Wokingham Borough Council, the local authority of a market town in Berkshire, England, has banned giving live animals as prizes at funfairs. The Council said the issue predominantly concerned goldfish, traditionally put in a plastic bag and given as a prize. The ban means fairgrounds will not be allowed to give out live animals as prizes on land owned by the local authority. Councillor Gary Cowan said to the BBC that giving live animals as prizes in any form was “abhorrent”, and that this tradition was “not how society in the 21st Century should work.”
Scotland already made this practice illegal as far back as 2006, at least 22 local authorities in England have already implemented similar bans (such as Bristol, Shropshire, or Lindsey District Council) and some in Wales too (such as Vale of Glamorgan, Newport City, Caerphilly County Borough Council, etc.). It’s time for a UK-wide ban.
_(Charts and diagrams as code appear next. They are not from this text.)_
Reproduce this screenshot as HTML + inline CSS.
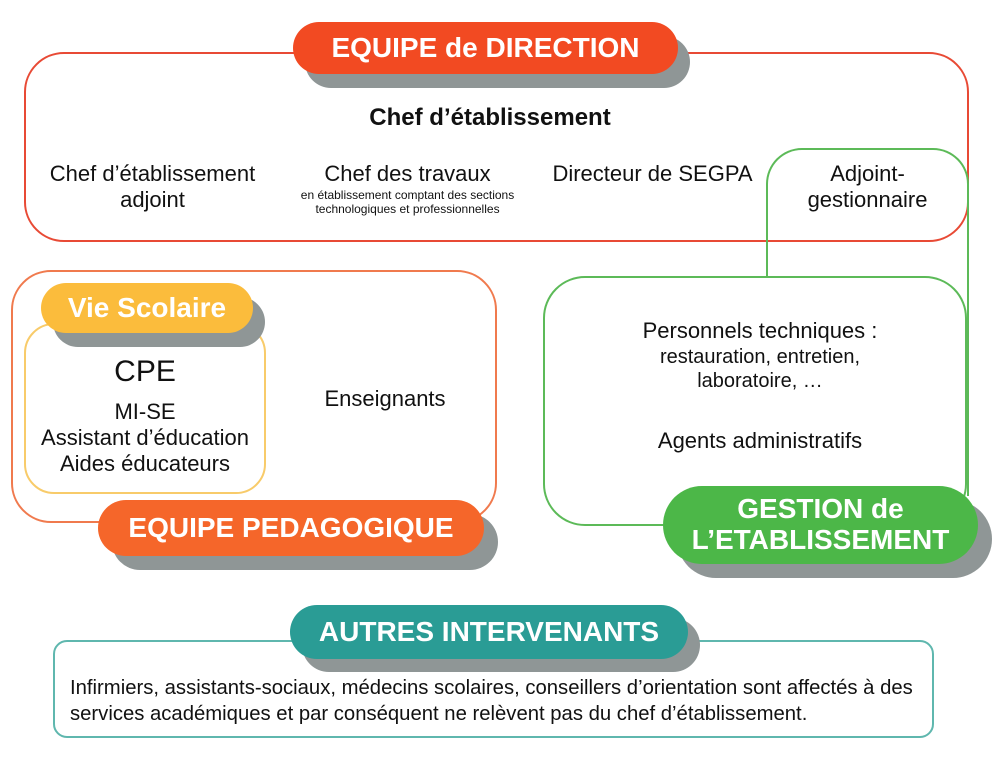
<!DOCTYPE html>
<html><head><meta charset="utf-8"><style>
body{margin:0;width:1006px;height:770px;background:#fff;position:relative;overflow:hidden;font-family:"Liberation Sans",sans-serif;color:#111}
.a{position:absolute;box-sizing:border-box}
.t{position:absolute;text-align:center;white-space:nowrap}
.pill{position:absolute;color:#fff;font-weight:bold;text-align:center;display:flex;align-items:center;justify-content:center;line-height:1.1}
.sh{position:absolute;background:#8f9696}
</style></head><body>
<!-- direction -->
<div class="a" style="left:24px;top:52px;width:945px;height:190px;border:2px solid #e84a35;border-radius:40px"></div>
<!-- green connector -->
<div class="a" style="left:766px;top:148px;width:203px;height:80px;border:2px solid #5cba58;border-bottom:none;border-radius:36px 36px 0 0"></div>
<div class="a" style="left:766px;top:226px;width:2px;height:52px;background:#5cba58"></div>
<div class="a" style="left:967px;top:226px;width:2px;height:270px;background:#5cba58"></div>
<div class="a" style="left:543px;top:276px;width:424px;height:250px;border:2px solid #5cba58;border-radius:42px"></div>

<div class="sh" style="left:305px;top:36px;width:385px;height:52px;border-radius:26px"></div>
<div class="pill" style="left:293px;top:22px;width:385px;height:52px;border-radius:26px;background:#f24a22;font-size:28px">EQUIPE de DIRECTION</div>

<div class="t" style="left:290px;top:104px;width:400px;font-weight:bold;font-size:24px">Chef d’établissement</div>
<div class="t" style="left:30px;top:161px;width:245px;font-size:22px;line-height:26px">Chef d’établissement<br>adjoint</div>
<div class="t" style="left:280px;top:161px;width:255px;font-size:22px">Chef des travaux</div>
<div class="t" style="left:280px;top:188px;width:255px;font-size:12px;line-height:14px">en établissement comptant des sections<br>technologiques et professionnelles</div>
<div class="t" style="left:540px;top:161px;width:225px;font-size:22px">Directeur de SEGPA</div>
<div class="t" style="left:770px;top:161px;width:195px;font-size:22px;line-height:26px">Adjoint-<br>gestionnaire</div>

<!-- pedagogique -->
<div class="a" style="left:11px;top:270px;width:486px;height:253px;border:2px solid #f07a4e;border-radius:40px"></div>
<div class="a" style="left:24px;top:323px;width:242px;height:171px;border:2px solid #f8cb6a;border-radius:30px"></div>
<div class="sh" style="left:53px;top:297px;width:212px;height:50px;border-radius:25px"></div>
<div class="pill" style="left:41px;top:283px;width:212px;height:50px;border-radius:25px;background:#fbbc3c;font-size:28px">Vie Scolaire</div>
<div class="t" style="left:24px;top:355px;width:242px;font-size:30px">CPE</div>
<div class="t" style="left:24px;top:399px;width:242px;font-size:22px;line-height:26px">MI-SE<br>Assistant d’éducation<br>Aides éducateurs</div>
<div class="t" style="left:290px;top:386px;width:190px;font-size:22px">Enseignants</div>
<div class="sh" style="left:112px;top:514px;width:386px;height:56px;border-radius:28px"></div>
<div class="pill" style="left:98px;top:500px;width:386px;height:56px;border-radius:28px;background:#f5662a;font-size:28px">EQUIPE PEDAGOGIQUE</div>

<!-- gestion -->
<div class="t" style="left:560px;top:318px;width:400px;font-size:22px">Personnels techniques :</div>
<div class="t" style="left:560px;top:345px;width:400px;font-size:20px;line-height:24px">restauration, entretien,<br>laboratoire, …</div>
<div class="t" style="left:560px;top:428px;width:400px;font-size:22px">Agents administratifs</div>
<div class="sh" style="left:677px;top:500px;width:315px;height:78px;border-radius:39px"></div>
<div class="pill" style="left:663px;top:486px;width:315px;height:78px;border-radius:39px;background:#4cb748;font-size:28px">GESTION de<br>L’ETABLISSEMENT</div>

<!-- autres -->
<div class="a" style="left:53px;top:640px;width:881px;height:98px;border:2px solid #5fb7ae;border-radius:14px"></div>
<div class="sh" style="left:302px;top:618px;width:398px;height:54px;border-radius:27px"></div>
<div class="pill" style="left:290px;top:605px;width:398px;height:54px;border-radius:27px;background:#2a9c95;font-size:28px">AUTRES INTERVENANTS</div>
<div class="t" style="left:70px;top:675px;text-align:left;font-size:20.3px;line-height:26px">Infirmiers, assistants-sociaux, médecins scolaires, conseillers d’orientation sont affectés à des<br>services académiques et par conséquent ne relèvent pas du chef d’établissement.</div>
</body></html>
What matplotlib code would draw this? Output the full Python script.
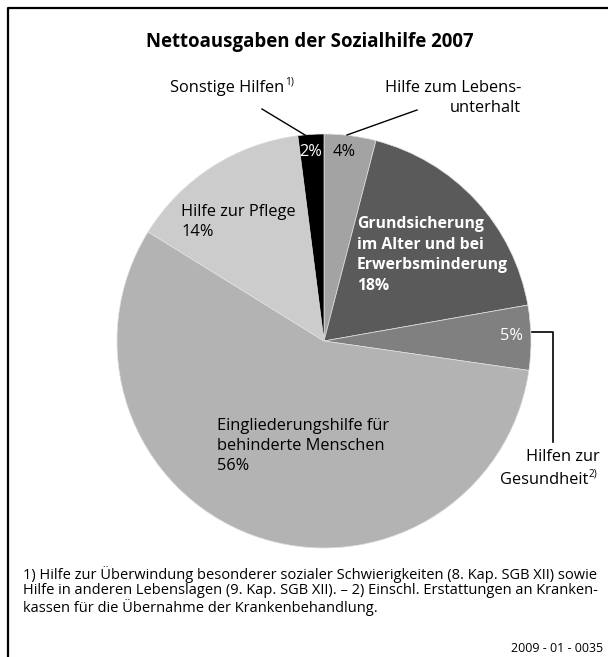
import matplotlib
matplotlib.use('Agg')
import numpy as np
from matplotlib import pyplot as plt

plt.rcParams['font.family'] = ['Open Sans', 'DejaVu Sans']

# Nettoausgaben 2007, Anteile in %
categories = ['Hilfe zum Lebensunterhalt',
              'Grundsicherung im Alter und bei Erwerbsminderung',
              'Hilfen zur Gesundheit',
              'Eingliederungshilfe für behinderte Menschen',
              'Hilfe zur Pflege',
              'Sonstige Hilfen']
shares = [4, 18, 5, 56, 14, 2]
colors = ['#a3a3a3', '#5a5a5a', '#808080', '#b3b3b3', '#cccccc', '#000000']

W, H = 608, 657
fig = plt.figure(figsize=(W / 100, H / 100), dpi=100)
ax = fig.add_axes([0, 0, 1, 1])

def y(v):
    # image rows counted from the top
    return H - v

ax.pie(shares, colors=colors, startangle=90, counterclock=False,
       center=(324, y(341)), radius=207, frame=True,
       wedgeprops=dict(edgecolor='#e0e0e0', linewidth=0.5))
ax.set_xlim(0, W)
ax.set_ylim(0, H)
ax.set_aspect('equal')
ax.axis('off')

# frame: only top and left edge
ax.plot([8, 8, W], [0, y(8), y(8)], color='black', lw=1.6, solid_capstyle='butt')

ax.text(310, y(42), 'Nettoausgaben der Sozialhilfe 2007', ha='center', va='center',
        fontsize=13.4, fontweight='bold')

fs = 11.8
pct = ['%d%%' % v for v in shares]

def sup(t, s):
    # footnote mark after the last line of a label
    ax.annotate(s, xy=(1, 1), xycoords=t, xytext=(0.5, 2.5), textcoords='offset points',
                ha='left', va='top', fontsize=fs * 0.62)

# Sonstige Hilfen
t = ax.text(170, y(88), 'Sonstige Hilfen', ha='left', va='center', fontsize=fs)
sup(t, '1)')
ax.plot([262, 305], [y(109), y(135)], color='black', lw=1)
ax.text(299, y(152), pct[5], ha='left', va='center', fontsize=fs, color='white')

# Hilfe zum Lebensunterhalt
ax.text(521, y(98), 'Hilfe zum Lebens-\nunterhalt', ha='right', va='center',
        fontsize=fs, linespacing=1.25)
ax.plot([417, 347], [y(110), y(135)], color='black', lw=1)
ax.text(333, y(152), pct[0], ha='left', va='center', fontsize=fs)

# Grundsicherung
ax.text(357, y(255), 'Grundsicherung\nim Alter und bei\nErwerbsminderung\n' + pct[1],
        ha='left', va='center', fontsize=11.3, fontweight='bold', color='white',
        linespacing=1.4)

# Hilfen zur Gesundheit
ax.text(523, y(336), pct[2], ha='right', va='center', fontsize=fs, color='white')
ax.plot([532, 553, 553], [y(332), y(332), y(442)], color='black', lw=1.2)
ax.text(600, y(457), 'Hilfen zur', ha='right', va='center', fontsize=fs)
t = ax.text(588, y(480), 'Gesundheit', ha='right', va='center', fontsize=fs)
sup(t, '2)')

# Eingliederungshilfe
ax.text(217, y(446), 'Eingliederungshilfe für\nbehinderte Menschen\n' + pct[3],
        ha='left', va='center', fontsize=fs, linespacing=1.35)

# Hilfe zur Pflege
ax.text(181, y(222), 'Hilfe zur Pflege\n' + pct[4], ha='left', va='center',
        fontsize=fs, linespacing=1.3)

# Fußnoten
notes = ('1) Hilfe zur Überwindung besonderer sozialer Schwierigkeiten (8. Kap. SGB XII) sowie\n'
         'Hilfe in anderen Lebenslagen (9. Kap. SGB XII). – 2) Einschl. Erstattungen an Kranken-\n'
         'kassen für die Übernahme der Krankenbehandlung.')
ax.text(23, y(591), notes, ha='left', va='center', fontsize=10.55, linespacing=1.03)
ax.text(603, y(648), '2009 - 01 - 0035', ha='right', va='center', fontsize=9)

fig.savefig('out.png', dpi=100)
Although the Royal Society for the Prevention of Cruelty to Animals (RSPCA) has been running a campaign for this type of ban, it is ironic they do not object to keeping goldfish captive in small tanks, only to giving them as prizes at fairs, as if these are the only situations where there would be animal welfare problems. Fishes of any species are sentient beings capable to feel pain and to experience suffering (we recommend Jonathan Balcombe‘s book “What a Fish Knows: The Inner Lives of Our Underwater Cousin” to have a good understanding of their lives), and they should not be kept captive in any situation — from a plastic bag on the way from the funfair to the bowl at home, to the big public aquaria with big tanks. Equally ironic, those who do not want to contribute to animal suffering with their diets would have failed in their ambitions if they ditched dairy, eggs, and flesh from mammals and birds, but still consumed flesh from fishes.